Monday, May. 06, 1946
Threshold of Power?
France faced its most important decision since 1940. Yet the campaign preceding this Sunday's Constitution referendum was strangely blurred. The speeches of party spokesmen did not bring home to French voters how the Communist master carpenters of the Constitution were on the threshold of a new phase of power.
Naturally, Communist gloating was restrained. Deputy Raymond Guyot predicted, "After the triumph of May 5 [the referendum on the Constitution] we will go on to triumph on June 2 [the election of a new Assembly], when Maurice Thorez will become the new Premier!" But he did not explain the connection between the referendum and Communist control of the Government.
Nor would Socialist President Felix Gouin explain it. His party has collaborated with the Communists on many points over the last year; its policy of trying to please both Left and Right had finally brought it into a reluctant approval of the proposed Constitution. Gouin argued that defeat of the Constitution would postpone Government stability.
As for the Catholic M.R.P., it definitely opposed the Constitution; but its punches were inevitably pulled because M.R.P. participates in the "present coalition Government with Communists and Socialists. M.R.P. feared that a complete break with the Left would identify it with the unpopular Right.
The chief advantages which the Communists would derive from the proposed Constitution were: 1) an all-powerful unicameral legislature, even more unhampered by checks and balances than the old French Assembly; 2) a new electoral law (not incorporated in the Constitution but closely tied to it) which would set up a complex form of proportional representation which seemed likely to favor the Communists; the electoral setup would emphasize parties rather than candidates--another help to the Communists, the best disciplined party. (Commenting on the voting system, famed French mathematician and Rightist Assemblyman Jacques Bardoux said: "I read these texts once without understanding them. I read them a second, then a third time, pencil in hand. It was in vain . . . so I finally consigned to the Devil this opus born of mating of Socialist and Communist thought.")

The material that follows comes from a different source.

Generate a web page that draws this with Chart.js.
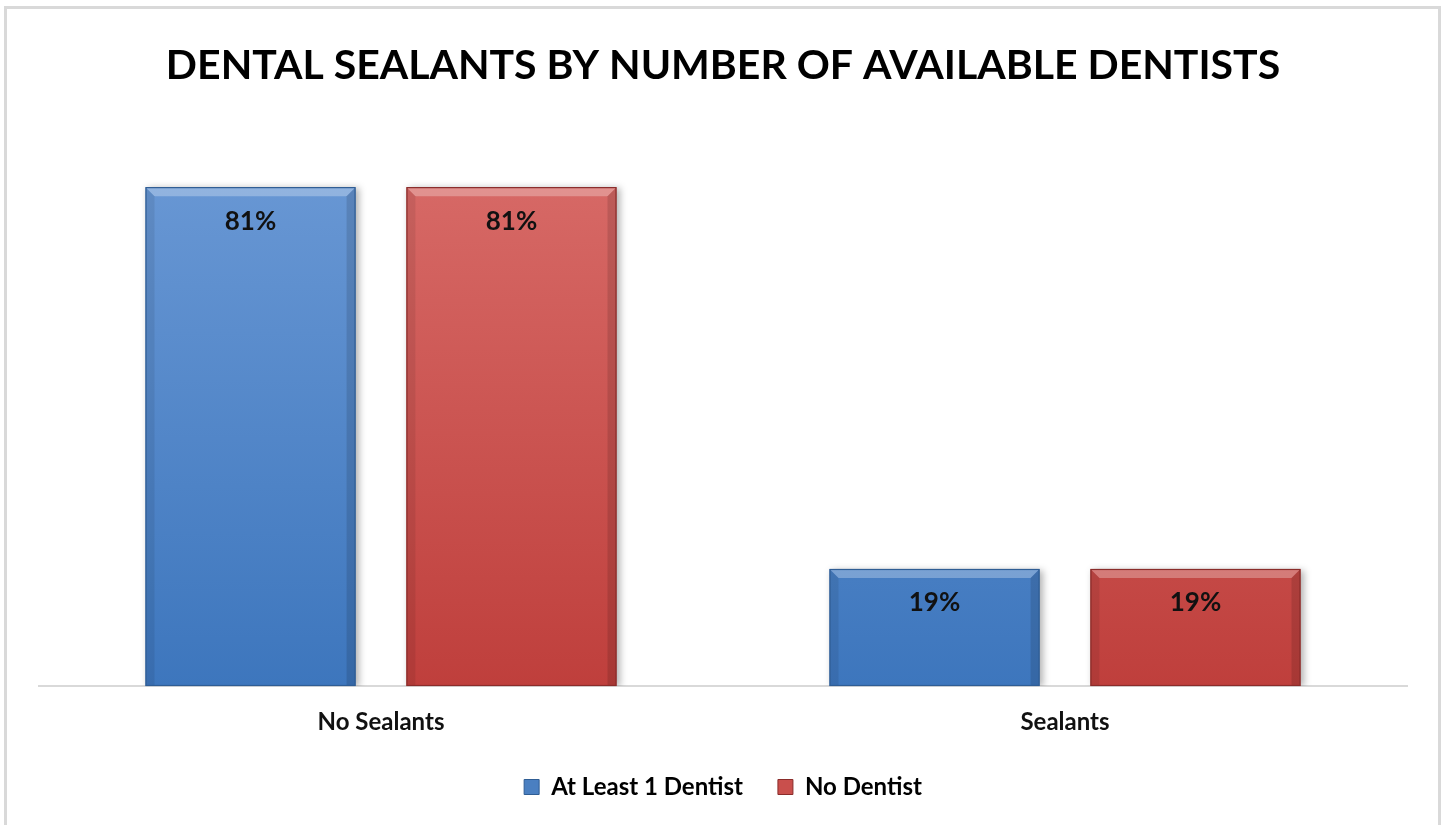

Most Frenchmen had less time than Bardoux to analyze the issues. They got little help from the French press, dazzled by the return to France of peacetime plenipotentiaries.
At week's end the wise money in Paris was betting seven to five that most Frenchmen would vote "yes" in the Constitution referendum. If they did, M.R.P.'s seven months of cooperation might end soon--with M.R.P. tossed out to make way for a Government of the Left.
What They Want
Not enough French towns were destroyed, according to famed Edouard Le Corbusier, pioneer of town planners and functional architect.
Le Corbusier thought his job as technical adviser to the Minister of Reconstruction and Town Planning would be a golden opportunity to replace France's 150,000 war-damaged communities with fine new cities and villages with attractive parks. Last week he admitted that spotty bombing and human nature had him stumped.
Home owners insisted on erecting immediate, temporary shantytowns on the site of their former homes, blocked Le Corbusier's efforts for large-scale reconstruction projects. Even in completely leveled towns like Saint-Die in the Vosges mountains, deep-rooted French villagers wanted just what they had before the war. Sighed Le Corbusier: "They don't want a new, clean, modern town. They just want to rebuild their same old hovels on the same old spots where their grandfathers built them."